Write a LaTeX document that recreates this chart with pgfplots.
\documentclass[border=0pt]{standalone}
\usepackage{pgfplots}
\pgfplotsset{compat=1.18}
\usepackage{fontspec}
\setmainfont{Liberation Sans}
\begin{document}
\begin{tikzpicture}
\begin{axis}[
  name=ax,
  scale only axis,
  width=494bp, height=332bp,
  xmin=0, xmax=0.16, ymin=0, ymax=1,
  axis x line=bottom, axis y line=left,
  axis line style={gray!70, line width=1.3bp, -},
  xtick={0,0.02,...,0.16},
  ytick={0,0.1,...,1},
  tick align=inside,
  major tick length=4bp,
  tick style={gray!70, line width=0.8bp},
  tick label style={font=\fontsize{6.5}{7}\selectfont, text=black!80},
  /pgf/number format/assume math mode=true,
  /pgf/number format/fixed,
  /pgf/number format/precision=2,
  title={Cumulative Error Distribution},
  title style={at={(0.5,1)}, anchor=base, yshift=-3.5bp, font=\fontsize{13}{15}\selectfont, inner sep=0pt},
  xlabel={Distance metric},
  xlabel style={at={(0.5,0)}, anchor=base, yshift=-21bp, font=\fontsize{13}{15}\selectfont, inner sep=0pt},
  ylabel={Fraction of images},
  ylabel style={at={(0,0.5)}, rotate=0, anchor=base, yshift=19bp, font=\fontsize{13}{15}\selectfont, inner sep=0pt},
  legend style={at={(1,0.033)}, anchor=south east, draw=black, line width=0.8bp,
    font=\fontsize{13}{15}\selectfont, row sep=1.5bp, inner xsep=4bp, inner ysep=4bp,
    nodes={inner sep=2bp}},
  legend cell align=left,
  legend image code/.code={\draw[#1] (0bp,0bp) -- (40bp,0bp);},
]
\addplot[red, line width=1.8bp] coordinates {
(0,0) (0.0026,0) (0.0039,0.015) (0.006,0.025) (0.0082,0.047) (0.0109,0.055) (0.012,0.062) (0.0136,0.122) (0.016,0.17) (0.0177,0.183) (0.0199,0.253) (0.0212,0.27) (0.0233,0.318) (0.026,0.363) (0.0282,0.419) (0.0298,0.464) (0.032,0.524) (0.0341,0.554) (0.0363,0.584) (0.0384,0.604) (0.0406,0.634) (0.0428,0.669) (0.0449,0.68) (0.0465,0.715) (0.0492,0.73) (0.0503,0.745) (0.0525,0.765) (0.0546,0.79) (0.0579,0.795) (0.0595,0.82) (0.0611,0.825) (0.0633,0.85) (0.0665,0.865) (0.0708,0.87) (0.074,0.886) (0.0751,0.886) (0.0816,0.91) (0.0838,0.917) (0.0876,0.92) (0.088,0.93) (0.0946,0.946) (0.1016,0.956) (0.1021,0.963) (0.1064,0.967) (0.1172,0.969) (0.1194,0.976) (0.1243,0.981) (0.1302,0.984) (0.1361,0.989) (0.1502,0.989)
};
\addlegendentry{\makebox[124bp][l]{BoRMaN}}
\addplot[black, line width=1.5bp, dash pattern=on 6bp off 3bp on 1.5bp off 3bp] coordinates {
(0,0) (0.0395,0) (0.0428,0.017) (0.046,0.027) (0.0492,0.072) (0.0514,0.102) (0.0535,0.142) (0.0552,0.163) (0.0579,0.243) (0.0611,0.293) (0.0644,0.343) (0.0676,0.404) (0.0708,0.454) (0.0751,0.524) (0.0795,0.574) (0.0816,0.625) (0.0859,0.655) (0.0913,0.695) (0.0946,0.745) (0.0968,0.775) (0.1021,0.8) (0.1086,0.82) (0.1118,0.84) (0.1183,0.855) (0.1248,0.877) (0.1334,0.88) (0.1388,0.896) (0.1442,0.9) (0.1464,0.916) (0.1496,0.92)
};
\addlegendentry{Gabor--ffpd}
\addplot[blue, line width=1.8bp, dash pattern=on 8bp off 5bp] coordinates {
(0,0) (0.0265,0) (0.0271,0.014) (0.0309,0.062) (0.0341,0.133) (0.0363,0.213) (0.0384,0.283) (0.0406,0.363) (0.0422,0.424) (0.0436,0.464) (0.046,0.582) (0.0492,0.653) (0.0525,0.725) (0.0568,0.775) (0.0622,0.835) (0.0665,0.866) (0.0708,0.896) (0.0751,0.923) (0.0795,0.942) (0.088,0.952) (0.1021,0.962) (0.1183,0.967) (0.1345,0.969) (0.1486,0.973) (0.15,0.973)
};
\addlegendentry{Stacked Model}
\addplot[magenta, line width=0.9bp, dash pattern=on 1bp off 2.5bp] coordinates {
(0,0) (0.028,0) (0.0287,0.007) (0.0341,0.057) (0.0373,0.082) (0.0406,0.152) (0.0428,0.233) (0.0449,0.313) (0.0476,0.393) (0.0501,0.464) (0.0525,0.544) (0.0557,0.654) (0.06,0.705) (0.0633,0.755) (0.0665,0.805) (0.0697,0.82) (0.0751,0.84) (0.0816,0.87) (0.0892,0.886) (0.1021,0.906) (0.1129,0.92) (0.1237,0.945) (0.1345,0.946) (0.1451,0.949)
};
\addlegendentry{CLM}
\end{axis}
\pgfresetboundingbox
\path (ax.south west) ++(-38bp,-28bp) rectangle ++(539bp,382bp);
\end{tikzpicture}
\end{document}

______

** Problem description **
Reproduce every line of the data verbatim.

** Right answer **
Write a LaTeX document that recreates this chart with pgfplots.
\documentclass[border=0pt]{standalone}
\usepackage{pgfplots}
\pgfplotsset{compat=1.18}
\usepackage{fontspec}
\setmainfont{Liberation Sans}
\begin{document}
\begin{tikzpicture}
\begin{axis}[
  name=ax,
  scale only axis,
  width=494bp, height=332bp,
  xmin=0, xmax=0.16, ymin=0, ymax=1,
  axis x line=bottom, axis y line=left,
  axis line style={gray!70, line width=1.3bp, -},
  xtick={0,0.02,...,0.16},
  ytick={0,0.1,...,1},
  tick align=inside,
  major tick length=4bp,
  tick style={gray!70, line width=0.8bp},
  tick label style={font=\fontsize{6.5}{7}\selectfont, text=black!80},
  /pgf/number format/assume math mode=true,
  /pgf/number format/fixed,
  /pgf/number format/precision=2,
  title={Cumulative Error Distribution},
  title style={at={(0.5,1)}, anchor=base, yshift=-3.5bp, font=\fontsize{13}{15}\selectfont, inner sep=0pt},
  xlabel={Distance metric},
  xlabel style={at={(0.5,0)}, anchor=base, yshift=-21bp, font=\fontsize{13}{15}\selectfont, inner sep=0pt},
  ylabel={Fraction of images},
  ylabel style={at={(0,0.5)}, rotate=0, anchor=base, yshift=19bp, font=\fontsize{13}{15}\selectfont, inner sep=0pt},
  legend style={at={(1,0.033)}, anchor=south east, draw=black, line width=0.8bp,
    font=\fontsize{13}{15}\selectfont, row sep=1.5bp, inner xsep=4bp, inner ysep=4bp,
    nodes={inner sep=2bp}},
  legend cell align=left,
  legend image code/.code={\draw[#1] (0bp,0bp) -- (40bp,0bp);},
]
\addplot[red, line width=1.8bp] coordinates {
(0,0) (0.0026,0) (0.0039,0.015) (0.006,0.025) (0.0082,0.047) (0.0109,0.055) (0.012,0.062) (0.0136,0.122) (0.016,0.17) (0.0177,0.183) (0.0199,0.253) (0.0212,0.27) (0.0233,0.318) (0.026,0.363) (0.0282,0.419) (0.0298,0.464) (0.032,0.524) (0.0341,0.554) (0.0363,0.584) (0.0384,0.604) (0.0406,0.634) (0.0428,0.669) (0.0449,0.68) (0.0465,0.715) (0.0492,0.73) (0.0503,0.745) (0.0525,0.765) (0.0546,0.79) (0.0579,0.795) (0.0595,0.82) (0.0611,0.825) (0.0633,0.85) (0.0665,0.865) (0.0708,0.87) (0.074,0.886) (0.0751,0.886) (0.0816,0.91) (0.0838,0.917) (0.0876,0.92) (0.088,0.93) (0.0946,0.946) (0.1016,0.956) (0.1021,0.963) (0.1064,0.967) (0.1172,0.969) (0.1194,0.976) (0.1243,0.981) (0.1302,0.984) (0.1361,0.989) (0.1502,0.989)
};
\addlegendentry{\makebox[124bp][l]{BoRMaN}}
\addplot[black, line width=1.5bp, dash pattern=on 6bp off 3bp on 1.5bp off 3bp] coordinates {
(0,0) (0.0395,0) (0.0428,0.017) (0.046,0.027) (0.0492,0.072) (0.0514,0.102) (0.0535,0.142) (0.0552,0.163) (0.0579,0.243) (0.0611,0.293) (0.0644,0.343) (0.0676,0.404) (0.0708,0.454) (0.0751,0.524) (0.0795,0.574) (0.0816,0.625) (0.0859,0.655) (0.0913,0.695) (0.0946,0.745) (0.0968,0.775) (0.1021,0.8) (0.1086,0.82) (0.1118,0.84) (0.1183,0.855) (0.1248,0.877) (0.1334,0.88) (0.1388,0.896) (0.1442,0.9) (0.1464,0.916) (0.1496,0.92)
};
\addlegendentry{Gabor--ffpd}
\addplot[blue, line width=1.8bp, dash pattern=on 8bp off 5bp] coordinates {
(0,0) (0.0265,0) (0.0271,0.014) (0.0309,0.062) (0.0341,0.133) (0.0363,0.213) (0.0384,0.283) (0.0406,0.363) (0.0422,0.424) (0.0436,0.464) (0.046,0.582) (0.0492,0.653) (0.0525,0.725) (0.0568,0.775) (0.0622,0.835) (0.0665,0.866) (0.0708,0.896) (0.0751,0.923) (0.0795,0.942) (0.088,0.952) (0.1021,0.962) (0.1183,0.967) (0.1345,0.969) (0.1486,0.973) (0.15,0.973)
};
\addlegendentry{Stacked Model}
\addplot[magenta, line width=0.9bp, dash pattern=on 1bp off 2.5bp] coordinates {
(0,0) (0.028,0) (0.0287,0.007) (0.0341,0.057) (0.0373,0.082) (0.0406,0.152) (0.0428,0.233) (0.0449,0.313) (0.0476,0.393) (0.0501,0.464) (0.0525,0.544) (0.0557,0.654) (0.06,0.705) (0.0633,0.755) (0.0665,0.805) (0.0697,0.82) (0.0751,0.84) (0.0816,0.87) (0.0892,0.886) (0.1021,0.906) (0.1129,0.92) (0.1237,0.945) (0.1345,0.946) (0.1451,0.949)
};
\addlegendentry{CLM}
\end{axis}
\pgfresetboundingbox
\path (ax.south west) ++(-38bp,-28bp) rectangle ++(539bp,382bp);
\end{tikzpicture}
\end{document}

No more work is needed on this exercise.